La surintendante aux communications et relations avec la communauté de la Fonderie Horne, Cindy Couette, dit que l’entreprise « encourage les propriétaires à attendre que les programmes de compensation soient déterminés ».

Mobilisation citoyenne

La population de Rouyn-Noranda continue de se mobiliser pour réclamer l’atteinte de la norme de 3 ng/m3 d’arsenic dans l’air. Plus de 900 personnes sont descendues dans la rue le 26 août dernier pour exprimer leur mécontentement.

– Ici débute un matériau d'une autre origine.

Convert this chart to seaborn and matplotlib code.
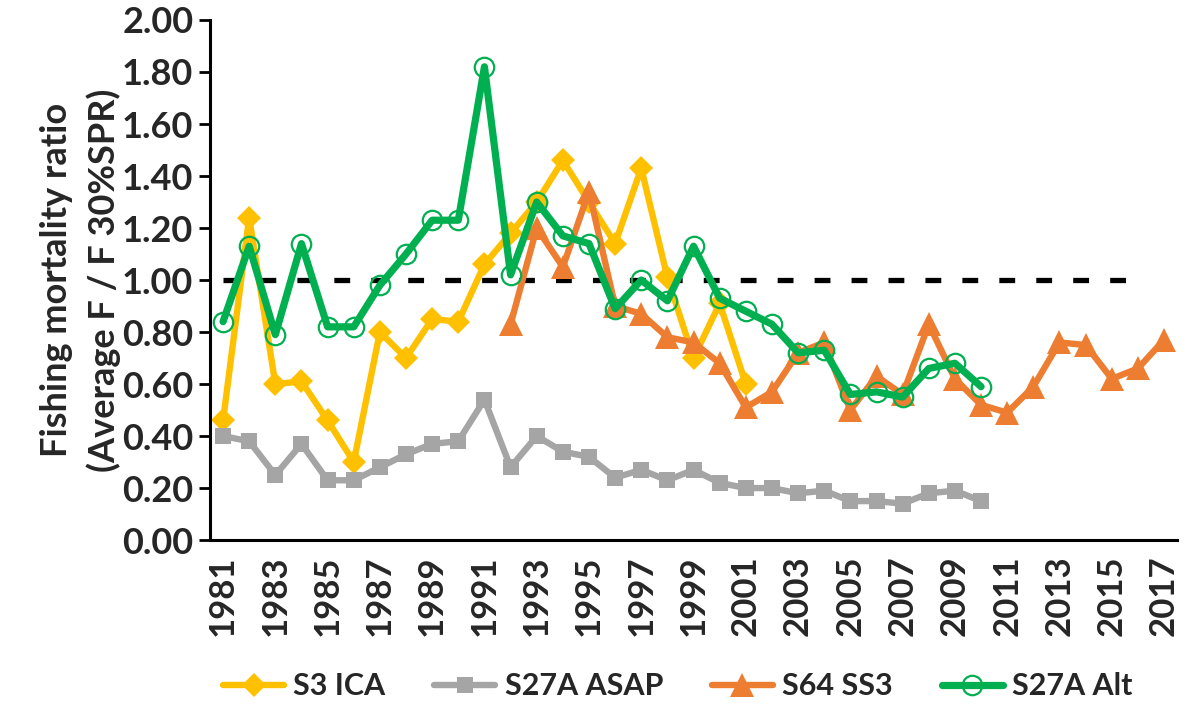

PHOTO ÉMILIE PARENT-BOUCHARD, COLLABORATION SPÉCIALE

Plus de 900 personnes ont manifesté dans les rues de Rouyn-Noranda le 26 août dernier.

Parmi elles, Émilise Lessard-Therrien, qui a porté la voix de la population de Rouyn-Noranda à l’Assemblée nationale jusqu’à sa défaite au plus récent scrutin en octobre dernier et qui aspire au titre de co-porte-parole de Québec solidaire.

PHOTO EDOUARD PLANTE-FRÉCHETTE, ARCHIVES LA PRESSE

Émilise Lessard-Therrien, ancienne députée solidaire de Rouyn-Noranda–Témiscamingue

Les gains ne sont pas suffisants et il y a de plus en plus d’échos dans les autres régions, de solidarité. Ici, les enfants partent avec deux prises au bâton.

Émilise Lessard-Therrien, ancienne députée solidaire de Rouyn-Noranda–Témiscamingue

Dans une publication sur les réseaux sociaux lundi, le député caquiste de Rouyn-Noranda–Témiscamingue, Daniel Bernard, s’est pour sa part dit « content » du travail fait avec le ministre de l’Environnement, Benoit Charette, dans ce dossier. La publication – enregistrée au printemps dernier à l’Assemblée nationale, précise-t-il – lui a valu les critiques acerbes de nombreux militants de Rouyn-Noranda qui ont participé à la marche.

« On ne vous a jamais vu dans la zone tampon ! Vous n’êtes jamais venu nous parler [des avancements dans le dossier] », s’indigne Manon Garant.